▶ [Data]:
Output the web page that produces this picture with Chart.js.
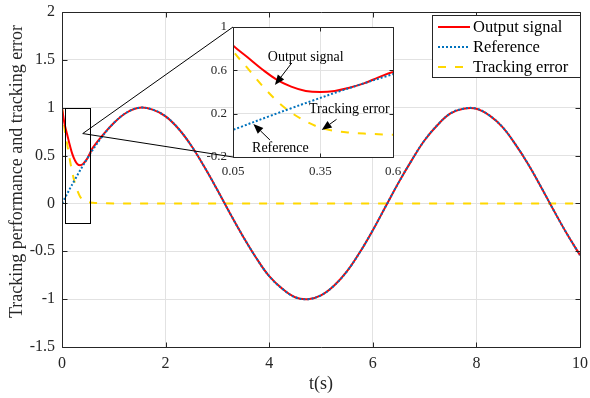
<!DOCTYPE html>
<html>
<head>
<meta charset="utf-8">
<script src="https://cdn.jsdelivr.net/npm/chart.js@4"></script>
<style>
  body { margin: 0; background: #fff; }
  #wrap { position: relative; width: 590px; height: 398px; }
  #wrap canvas { position: absolute; left: 0; top: 0; }
</style>
</head>
<body>
<div id="wrap">
  <canvas id="main" width="590" height="398"></canvas>
  <canvas id="inset" width="590" height="398"></canvas>
</div>
<script>
// values
const refT = [0, 0.25, 0.5, 0.75, 1, 1.25, 1.5, 1.75, 2, 2.25, 2.5, 2.75, 3, 3.25, 3.5, 3.75, 4, 4.25, 4.5, 4.75,
  5, 5.25, 5.5, 5.75, 6, 6.25, 6.5, 6.75, 7, 7.25, 7.5, 7.75, 8, 8.25, 8.5, 8.75, 9, 9.25, 9.5, 9.75, 10];
const refY = [0, 0.25, 0.48, 0.68, 0.84, 0.95, 1.0, 0.98, 0.91, 0.78, 0.60, 0.38, 0.14, -0.11, -0.35, -0.57, -0.76, -0.89, -0.98, -1.0,
  -0.96, -0.86, -0.71, -0.51, -0.28, -0.03, 0.22, 0.45, 0.66, 0.82, 0.94, 0.99, 0.99, 0.92, 0.80, 0.62, 0.41, 0.17, -0.08, -0.32, -0.54];

const outT = [0, 0.025, 0.05, 0.1, 0.15, 0.2, 0.25, 0.3, 0.35, 0.4, 0.45, 0.5, 0.55, 0.6, 0.75, 1, 1.25, 1.5, 1.75, 2, 2.25, 2.5, 2.75,
  3, 3.25, 3.5, 3.75, 4, 4.25, 4.5, 4.75, 5, 5.25, 5.5, 5.75, 6, 6.25, 6.5, 6.75, 7, 7.25, 7.5, 7.75, 8, 8.25, 8.5, 8.75, 9, 9.25, 9.5, 9.75, 10];
const outY = [1.0, 0.91, 0.83, 0.72, 0.61, 0.515, 0.45, 0.41, 0.40, 0.41, 0.44, 0.48, 0.535, 0.585, 0.69, 0.84, 0.95, 1.0, 0.98, 0.91, 0.78, 0.60, 0.38,
  0.14, -0.11, -0.35, -0.57, -0.76, -0.89, -0.98, -1.0, -0.96, -0.86, -0.71, -0.51, -0.28, -0.03, 0.22, 0.45, 0.66, 0.82, 0.94, 0.99, 0.99, 0.92, 0.80, 0.62, 0.41, 0.17, -0.08, -0.32, -0.54];

const errT = [0, 0.025, 0.05, 0.1, 0.15, 0.2, 0.25, 0.3, 0.35, 0.4, 0.45, 0.5, 0.55, 0.6, 0.75, 1, 1.5, 2, 3, 4, 5, 6, 7, 8, 9, 10];
const errY = [1.0, 0.89, 0.78, 0.62, 0.46, 0.32, 0.21, 0.13, 0.07, 0.04, 0.025, 0.016, 0.01, 0.006, 0.003, 0, 0, 0, 0, 0, 0, 0, 0, 0, 0, 0];

const seriesNames = ['Output signal', 'Reference', 'Tracking error'];
const xTicks = [0, 2, 4, 6, 8, 10];
const yTicks = [-1.5, -1, -0.5, 0, 0.5, 1, 1.5, 2];
const insetXTicks = [0.05, 0.35, 0.6];
const insetYTicks = [-0.2, 0.2, 0.6, 1];
const yTitle = 'Tracking performance and tracking error';

const serif = "'Liberation Serif', 'Times New Roman', serif";
const ink = '#262626';
const gridColor = '#e2e2e2';
const zip = (t, v) => t.map((x, i) => ({ x: x, y: v[i] }));

function makeDatasets() {
  return [
    { label: seriesNames[0], data: zip(outT, outY), borderColor: '#ff0000', borderWidth: 2, order: 1, tension: 0.4 },
    { label: seriesNames[1], data: zip(refT, refY), borderColor: '#0072bd', borderWidth: 2, borderDash: [2, 2], order: 0, tension: 0.4 },
    { label: seriesNames[2], data: zip(errT, errY), borderColor: '#ffd700', borderWidth: 2, borderDash: [8, 9], order: 2, cubicInterpolationMode: 'monotone' }
  ].map(d => Object.assign(d, { pointRadius: 0, fill: false }));
}

function frame(chart, len) {
  const { ctx, chartArea: a, scales: { x, y } } = chart;
  const L = Math.round(a.left) + 0.5, R = Math.round(a.right) + 0.5;
  const T = Math.round(a.top) + 0.5, B = Math.round(a.bottom) + 0.5;
  ctx.save();
  ctx.strokeStyle = ink;
  ctx.lineWidth = 1;
  ctx.beginPath();
  ctx.rect(L, T, R - L, B - T);
  x.ticks.forEach(t => {
    const p = Math.round(x.getPixelForValue(t.value)) + 0.5;
    ctx.moveTo(p, B); ctx.lineTo(p, B - len);
    ctx.moveTo(p, T); ctx.lineTo(p, T + len);
  });
  y.ticks.forEach(t => {
    const p = Math.round(y.getPixelForValue(t.value)) + 0.5;
    ctx.moveTo(L, p); ctx.lineTo(L + len, p);
    ctx.moveTo(R, p); ctx.lineTo(R - len, p);
  });
  ctx.stroke();
  ctx.restore();
}

function axis(opts) {
  return Object.assign({
    type: 'linear',
    grid: { color: gridColor, drawTicks: false },
    border: { display: false },
    ticks: { color: ink, font: { family: serif, size: 16 }, padding: 7, maxRotation: 0, callback: v => String(v) }
  }, opts);
}

const mainChart = new Chart(document.getElementById('main'), {
  type: 'line',
  data: { datasets: makeDatasets() },
  options: {
    responsive: false, animation: false, devicePixelRatio: 1, events: [],
    layout: { padding: { left: 0, right: 10, top: 12, bottom: 0 } },
    plugins: { legend: { display: false }, tooltip: { enabled: false } },
    scales: {
      x: axis({
        min: 0, max: 10,
        afterBuildTicks: s => { s.ticks = xTicks.map(v => ({ value: v })); },
        afterFit: s => { s.height = 51; s.paddingLeft = 0; s.paddingRight = 0; },
        title: { display: true, text: 't(s)', color: ink, font: { family: serif, size: 18 }, padding: { top: 0, bottom: 3 } }
      }),
      y: axis({
        min: -1.5, max: 2,
        afterBuildTicks: s => { s.ticks = yTicks.map(v => ({ value: v })); },
        afterFit: s => { s.width = 62; s.paddingTop = 0; s.paddingBottom = 0; }
      })
    }
  },
  plugins: [{
    id: 'mainDeco',
    afterDraw(chart) {
      frame(chart, 5);
      const { ctx, chartArea: a } = chart;
      // y axis title, sits a little above the middle like the original
      ctx.save();
      ctx.translate(17.5, (a.top + a.bottom) / 2 - 8);
      ctx.rotate(-Math.PI / 2);
      ctx.font = '18px ' + serif;
      ctx.fillStyle = ink;
      ctx.textAlign = 'center';
      ctx.textBaseline = 'middle';
      ctx.fillText(yTitle, 0, 0);
      ctx.restore();
      // legend box in the upper right corner
      const w = 148, h = 62, left = a.right - w, top = a.top + 3;
      ctx.save();
      ctx.fillStyle = '#fff';
      ctx.fillRect(left, top, w, h);
      ctx.strokeStyle = ink;
      ctx.lineWidth = 1;
      ctx.strokeRect(Math.round(left) + 0.5, Math.round(top) + 0.5, w, h);
      ctx.font = '16.5px ' + serif;
      ctx.textBaseline = 'middle';
      ctx.fillStyle = '#000';
      chart.data.datasets.forEach((d, i) => {
        const yy = top + 12 + i * 20;
        ctx.beginPath();
        ctx.strokeStyle = d.borderColor;
        ctx.lineWidth = 2;
        ctx.setLineDash(d.borderDash || []);
        ctx.moveTo(left + 6, yy);
        ctx.lineTo(left + 38, yy);
        ctx.stroke();
        ctx.setLineDash([]);
        ctx.fillText(d.label, left + 41, yy + 1);
      });
      ctx.restore();
    }
  }]
});

// zoom box on the main axes and the note arrows of the inset (data units)
const zoomBox = { x0: 0.05, x1: 0.55, y0: -0.2, y1: 1, px: 0.4, py: 0.73 };
const insetNotes = [
  { text: 'Output signal', tx: 0.30, ty: 0.72, ax: 0.252, ay: 0.668, hx: 0.194, hy: 0.465 },
  { text: 'Tracking error', tx: 0.45, ty: 0.24, ax: 0.406, ay: 0.148, hx: 0.355, hy: 0.049 },
  { text: 'Reference', tx: 0.213, ty: -0.117, ax: 0.177, ay: -0.043, hx: 0.12, hy: 0.105 }
];

function arrow(ctx, x1, y1, x2, y2) {
  const ang = Math.atan2(y2 - y1, x2 - x1), hl = 10, hw = 4;
  const bx = x2 - hl * Math.cos(ang), by = y2 - hl * Math.sin(ang);
  ctx.beginPath();
  ctx.moveTo(x1, y1);
  ctx.lineTo(bx, by);
  ctx.stroke();
  ctx.beginPath();
  ctx.moveTo(x2, y2);
  ctx.lineTo(bx - hw * Math.sin(ang), by + hw * Math.cos(ang));
  ctx.lineTo(bx + hw * Math.sin(ang), by - hw * Math.cos(ang));
  ctx.closePath();
  ctx.fill();
}

new Chart(document.getElementById('inset'), {
  type: 'line',
  data: { datasets: makeDatasets() },
  options: {
    responsive: false, animation: false, devicePixelRatio: 1, events: [],
    layout: { padding: { left: 203, right: 197, top: 27, bottom: 216 } },
    plugins: { legend: { display: false }, tooltip: { enabled: false } },
    scales: {
      x: axis({
        min: 0.05, max: 0.6,
        afterBuildTicks: s => { s.ticks = insetXTicks.map(v => ({ value: v })); },
        afterFit: s => { s.height = 25; s.paddingLeft = 0; s.paddingRight = 0; },
        ticks: { color: ink, font: { family: serif, size: 13 }, padding: 7, maxRotation: 0, callback: v => String(v) }
      }),
      y: axis({
        min: -0.2, max: 1,
        afterBuildTicks: s => { s.ticks = insetYTicks.map(v => ({ value: v })); },
        afterFit: s => { s.width = 30; s.paddingTop = 0; s.paddingBottom = 0; },
        ticks: { color: ink, font: { family: serif, size: 13 }, padding: 6, callback: v => String(v) }
      })
    }
  },
  plugins: [{
    id: 'insetDeco',
    beforeDraw(chart) {
      const { ctx, chartArea: a } = chart;
      ctx.save();
      ctx.fillStyle = '#fff';
      ctx.fillRect(a.left, a.top, a.right - a.left, a.bottom - a.top);
      ctx.restore();
    },
    afterDraw(chart) {
      frame(chart, 4);
      const { ctx, chartArea: a, scales: { x, y } } = chart;
      const mx = mainChart.scales.x, my = mainChart.scales.y;
      ctx.save();
      ctx.strokeStyle = '#000';
      ctx.fillStyle = '#000';
      ctx.lineWidth = 1;
      // rectangle on the main axes
      const rx0 = Math.round(mx.getPixelForValue(zoomBox.x0)) + 0.5, rx1 = Math.round(mx.getPixelForValue(zoomBox.x1)) + 0.5;
      const ry0 = Math.round(my.getPixelForValue(zoomBox.y0)) + 0.5, ry1 = Math.round(my.getPixelForValue(zoomBox.y1)) + 0.5;
      ctx.strokeRect(rx0, ry1, rx1 - rx0, ry0 - ry1);
      // connector lines
      const px = mx.getPixelForValue(zoomBox.px), py = my.getPixelForValue(zoomBox.py);
      ctx.beginPath();
      ctx.moveTo(a.left, a.top); ctx.lineTo(px, py); ctx.lineTo(a.left, a.bottom);
      ctx.stroke();
      // notes with arrows
      ctx.font = '14px ' + serif;
      ctx.textAlign = 'center';
      ctx.textBaseline = 'middle';
      insetNotes.forEach(n => {
        ctx.fillText(n.text, x.getPixelForValue(n.tx), y.getPixelForValue(n.ty));
        arrow(ctx, x.getPixelForValue(n.ax), y.getPixelForValue(n.ay), x.getPixelForValue(n.hx), y.getPixelForValue(n.hy));
      });
      ctx.restore();
    }
  }]
});
</script>
</body>
</html>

▶ [Task requirements]:
Identify the lines of the data that contain the word "with". Copy each of them.

▶ [Exercise response]:
Output the web page that produces this picture with Chart.js.
      // notes with arrows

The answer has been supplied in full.